Eden at the End of I-10
The dreams of California all start off well, at first. Sally’s mother is an up-and coming actress and her father is in sales. Along come the kids and, in a series of crimping collapses in fortune and marital stability, her father and mother divorce with her mother retaining custody.
And in comes her new step-father: rugged, handsome, and death-courting, he leads the new family through a boom and then bust in his own star. From houses with slides and horses to tract-home ranch-style modernity in Tarzana, it’s a real story about the impact to Dreamers and their kids on chasing the Hollywood dream.
School days, visits with grandma and stilted visits with Dad fit to a certain post-war idea of Boomer childhood.
Ever Darker
But beneath all that, Sally opens up about the sexual abuse she endured from her step-father, the Tijuana abortion her high-school boyfriend occasioned literally days before landing “Gidget,” and being molested by the doctor during said abortion.
Through her careers she fights through and sucumbs to sexual harrassment, sexual hazing, and even the idea that she can’t possibly know or be entitled to what she wants.
Along these years, Ms. Field develops dissociative strategies and pursues acting as a singular place where she can hide herself from the abuse, where she can do whatever needs to be done because it’s not really her in her life.
Particularly gripping is her complex narrative of the shame and pride she felt as she performed a sexual game with her step-father massaging him in a night-dress and letting him peek up the dress. To have power, to be wanted, to not be a victim all race against a wash of humiliation and debasement that, when read by her, had my heart pounding in a confused patter of peril.
Poverty Scars
As Ms. Field starts to have material success she finds herself in a Ferrari but is never able to give up the feeling that she’s poor. She relates that this was caused by her childhood but it explains a certain calculating ruthlessness to her career.
Many roles for which she’s iconic are given short shrift by her as they were taken to make a mortgage payment or some other quotidian banality like her agent said so. It’s clear that much of her career is nothing that she considers her own. However the path from “Gidget” to the Actor’s Studio and a few key roles are fully claimed by her and recount her transformation into an actor’s actor. In these tales, the narration is electric.
As an Actor
- Banging against the strictures of her TV contracts and their pablum expectations
- Finding the Actor’s Studio West
- Singled out for adoration by Strasberg
- Singly humiliated for her asshole attitude by the same
- Sibyl
- Norma Rae
- Fighting Spielberg to play Mary Todd Lincoln (for shame Mr.

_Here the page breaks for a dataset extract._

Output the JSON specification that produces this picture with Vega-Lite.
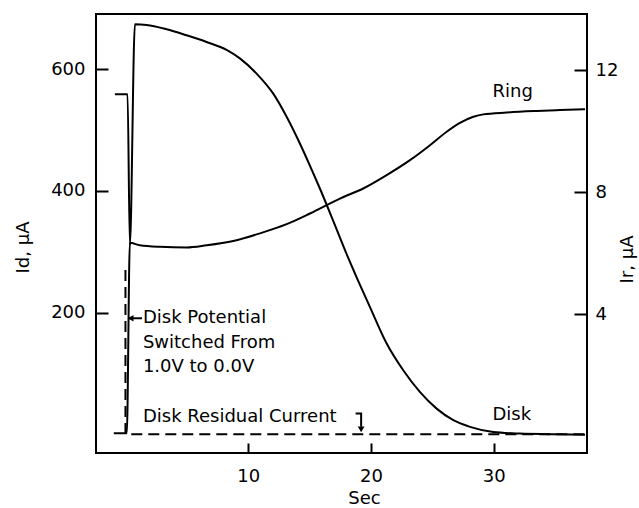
{
  "$schema": "https://vega.github.io/schema/vega-lite/v6.json",
  "width": 491,
  "height": 439,
  "autosize": "none",
  "padding": {"left": 96, "top": 14, "right": 52, "bottom": 55},
  "background": "white",
  "config": {
    "font": "DejaVu Sans",
    "view": {"stroke": "black", "strokeWidth": 2},
    "axis": {
      "domain": false, "grid": false,
      "tickColor": "black", "tickWidth": 2,
      "labelColor": "black", "labelFontSize": 18, "labelFont": "DejaVu Sans",
      "titleColor": "black", "titleFontSize": 18, "titleFont": "DejaVu Sans", "titleFontWeight": "normal"
    }
  },
  "datasets": {
    "disk": [
      {"t": -0.86, "v": 559}, {"t": 0.17, "v": 559}, {"t": 0.36, "v": 311}, {"t": 0.77, "v": 674},
      {"t": 1.72, "v": 673}, {"t": 3.35, "v": 666}, {"t": 4.98, "v": 656}, {"t": 6.61, "v": 645},
      {"t": 8.24, "v": 632}, {"t": 9.32, "v": 618}, {"t": 10.68, "v": 593}, {"t": 12.04, "v": 560},
      {"t": 13.13, "v": 522}, {"t": 14.21, "v": 478}, {"t": 15.3, "v": 429}, {"t": 15.84, "v": 404},
      {"t": 16.9, "v": 352}, {"t": 17.96, "v": 299}, {"t": 18.94, "v": 253}, {"t": 19.92, "v": 209},
      {"t": 21.28, "v": 149}, {"t": 22.63, "v": 105}, {"t": 24.0, "v": 69}, {"t": 25.35, "v": 42},
      {"t": 26.71, "v": 23}, {"t": 28.07, "v": 12}, {"t": 29.97, "v": 3.5}, {"t": 32.14, "v": 1},
      {"t": 34.86, "v": 0}, {"t": 37.44, "v": -1}
    ],
    "ring": [
      {"t": -0.95, "v": 0.11}, {"t": 0.11, "v": 0.11}, {"t": 0.36, "v": 6.35}, {"t": 1.17, "v": 6.27},
      {"t": 2.8, "v": 6.22}, {"t": 4.98, "v": 6.2}, {"t": 6.61, "v": 6.27}, {"t": 8.78, "v": 6.41},
      {"t": 10.96, "v": 6.66}, {"t": 13.13, "v": 6.96}, {"t": 15.03, "v": 7.31}, {"t": 17.47, "v": 7.8},
      {"t": 19.37, "v": 8.13}, {"t": 21.28, "v": 8.57}, {"t": 23.18, "v": 9.06}, {"t": 24.81, "v": 9.55},
      {"t": 26.17, "v": 9.99}, {"t": 27.25, "v": 10.28}, {"t": 28.34, "v": 10.48}, {"t": 29.15, "v": 10.56},
      {"t": 31.06, "v": 10.62}, {"t": 33.5, "v": 10.67}, {"t": 35.4, "v": 10.7}, {"t": 37.44, "v": 10.73}
    ],
    "residual": [
      {"i": 1, "t": 0.0, "v": 270}, {"i": 2, "t": 0.0, "v": 0}, {"i": 3, "t": 37.6, "v": 0}
    ],
    "hook": [
      {"i": 1, "t": 18.75, "v": 34}, {"i": 2, "t": 19.2, "v": 34}, {"i": 3, "t": 19.2, "v": 12}
    ],
    "pointer": [
      {"i": 1, "t": 0.3, "v": 190.6}, {"i": 2, "t": 1.35, "v": 190.6}
    ],
    "heads": [
      {"t": 0.42, "v": 190.6, "shape": "triangle-left"},
      {"t": 19.2, "v": 8, "shape": "triangle-down"}
    ],
    "labels": [
      {"t": 1.42, "v": 190.6, "text": "Disk Potential"},
      {"t": 1.42, "v": 149.5, "text": "Switched From"},
      {"t": 1.42, "v": 111, "text": "1.0V to 0.0V"},
      {"t": 1.42, "v": 28, "text": "Disk Residual Current"},
      {"t": 29.9, "v": 562, "text": "Ring"},
      {"t": 29.9, "v": 31, "text": "Disk"}
    ]
  },
  "layer": [
    {
      "layer": [
        {
          "data": {"name": "disk"},
          "mark": {"type": "line", "color": "black", "strokeWidth": 2, "interpolate": "monotone"},
          "encoding": {
            "x": {"field": "t", "type": "quantitative",
              "scale": {"domain": [-2.4, 37.6], "nice": false, "zero": false},
              "axis": {"values": [10, 20, 30], "tickSize": -10, "labelPadding": 24, "title": "Sec",
                "titleX": 268, "titleY": 45, "titleBaseline": "middle", "titleAlign": "center"}},
            "y": {"field": "v", "type": "quantitative",
              "scale": {"domain": [-31, 691], "nice": false, "zero": false},
              "axis": {"values": [200, 400, 600], "tickSize": -12, "labelPadding": 23, "title": "Id, μA",
                "titleX": -73, "titleY": 233, "titleAngle": 270, "titleBaseline": "middle", "titleAlign": "center"}}
          }
        },
        {
          "data": {"name": "residual"},
          "mark": {"type": "line", "color": "black", "strokeWidth": 2, "strokeDash": [11, 6]},
          "encoding": {
            "x": {"field": "t", "type": "quantitative"},
            "y": {"field": "v", "type": "quantitative"},
            "order": {"field": "i"}
          }
        },
        {
          "data": {"name": "hook"},
          "mark": {"type": "line", "color": "black", "strokeWidth": 2},
          "encoding": {
            "x": {"field": "t", "type": "quantitative"},
            "y": {"field": "v", "type": "quantitative"},
            "order": {"field": "i"}
          }
        },
        {
          "data": {"name": "pointer"},
          "mark": {"type": "line", "color": "black", "strokeWidth": 2},
          "encoding": {
            "x": {"field": "t", "type": "quantitative"},
            "y": {"field": "v", "type": "quantitative"},
            "order": {"field": "i"}
          }
        },
        {
          "data": {"name": "heads"},
          "mark": {"type": "point", "filled": true, "color": "black", "size": 45, "opacity": 1},
          "encoding": {
            "x": {"field": "t", "type": "quantitative"},
            "y": {"field": "v", "type": "quantitative"},
            "shape": {"field": "shape", "type": "nominal", "scale": null}
          }
        },
        {
          "data": {"name": "labels"},
          "mark": {"type": "text", "align": "left", "baseline": "middle", "fontSize": 18, "color": "black", "font": "DejaVu Sans"},
          "encoding": {
            "x": {"field": "t", "type": "quantitative"},
            "y": {"field": "v", "type": "quantitative"},
            "text": {"field": "text"}
          }
        }
      ]
    },
    {
      "data": {"name": "ring"},
      "mark": {"type": "line", "color": "black", "strokeWidth": 2, "interpolate": "monotone"},
      "encoding": {
        "x": {"field": "t", "type": "quantitative"},
        "y": {"field": "v", "type": "quantitative",
          "scale": {"domain": [-0.54, 13.85], "nice": false, "zero": false},
          "axis": {"orient": "right", "values": [4, 8, 12], "tickSize": -13, "labelPadding": 21, "title": "Ir, μA",
            "titleX": 40, "titleY": 245, "titleAngle": 270, "titleBaseline": "middle", "titleAlign": "center"}}
      }
    }
  ],
  "resolve": {"scale": {"y": "independent"}}
}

Spielberg, asking her to audition)
Between her childhood abuse and emotional alienation along these iconic stepping-stone moments, her “You like me, you really like me” speech takes on a much darker hue. That speech might well have been the first time she actually permitted her hidden-away-real-self to feel some of the joy that the performer had wrought.
Watch Ms. Field’s Face
As a Human
- Multiple marriages
- Long-Term relationship with pill-addict and narcissist Burt Reynolds
- Mother to three
- Drugs, diet, weight
As a Daughter
Toward the end, having braved so much of the horrible circumstances of her life and having taken us along on an amazing ride in a fickle business and having withstood the test of time, Sally takes us back home, back to the intimate vale of her home-life where she faces her mother’s looming death and a need to reconcile old wounds with honest revelation. It’s tender, tragic, and touching. Ms. Field reminds us how short our time here is and how deeply not sharing our truths can saw into our psyches.
Conclusion
It’s not easy, but it’s worth it. A true American master of acting and a damn fine memoirist.